The Calusa controlled most of South Florida in the 16th century, and aside from being fierce fighters, they were also expert anglers. Many native people in Florida farmed, but the Calusa typically only grew small garden plots. Men and boys made palm-tree nets to catch fish, spears to catch turtles and fish-bone arrowheads to hunt deer, while women and younger children caught conchs, crabs, clams, lobsters and oysters.
This lifestyle was surprising to the Spanish, Thompson explains, whose agricultural society almost immediately clashed with the “fisher kings” of Mound Key.
“They had a fundamentally different outlook on life because they were fisher folk rather than agriculturalists, which ultimately was one of the great tensions between them and the Spanish,” Thompson says. “If you think about the way in which you interact with people, it is dependent on your history, and it’s the same with any society. So the Calusa’s long-term history really structured the way those interactions with the Spanish went.”

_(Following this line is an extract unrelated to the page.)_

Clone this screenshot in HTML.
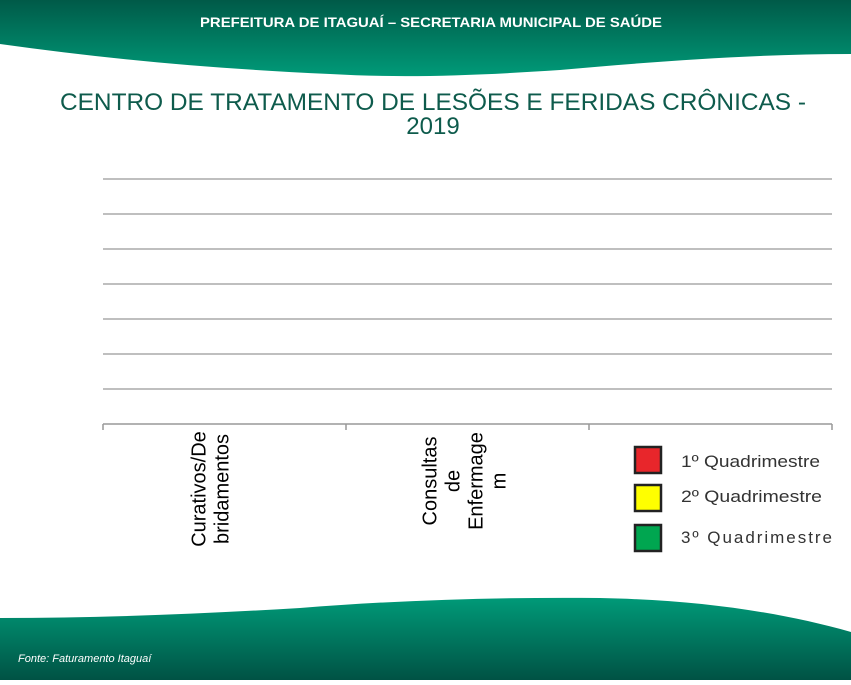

Based on what they’ve learned through excavations and core samples, Thompson and his colleagues have begun to rethink many previous ideas about how this society emerged and evolved. Researchers who study the Calusa should pay more attention to the context of environmental change, they say, something they’ve already been studying at another important Calusa site known as Pineland.
“Pineland was the second largest of the Calusa towns when the Spaniards arrived,” says study co-author William Marquardt, of the Florida Museum of Natural History. “Our research there over more than 25 years has provided an understanding of how the Calusa responded to environmental changes such as sea-level rises. They lived on top of high midden-mounds, engineered canals and water storage facilities, and traded widely while developing a complex and artistic society. It takes a team of scientists with different skills working together to discover how all this worked.”
It also takes more than one study. Thompson, Marquardt and the rest of the team are returning to Mound Key this month for phase two of their research. Although the Spanish described the Calusa as warlike, closer study is revealing an astute society that had sophisticated ways to deal with shifting sea levels and food availability.
“There’s a whole story that goes along with this site,” Thompson says. “It’s a laboratory that allows us to explore many different things, some of which are important to the present and the future and some of which are important to understanding the past.”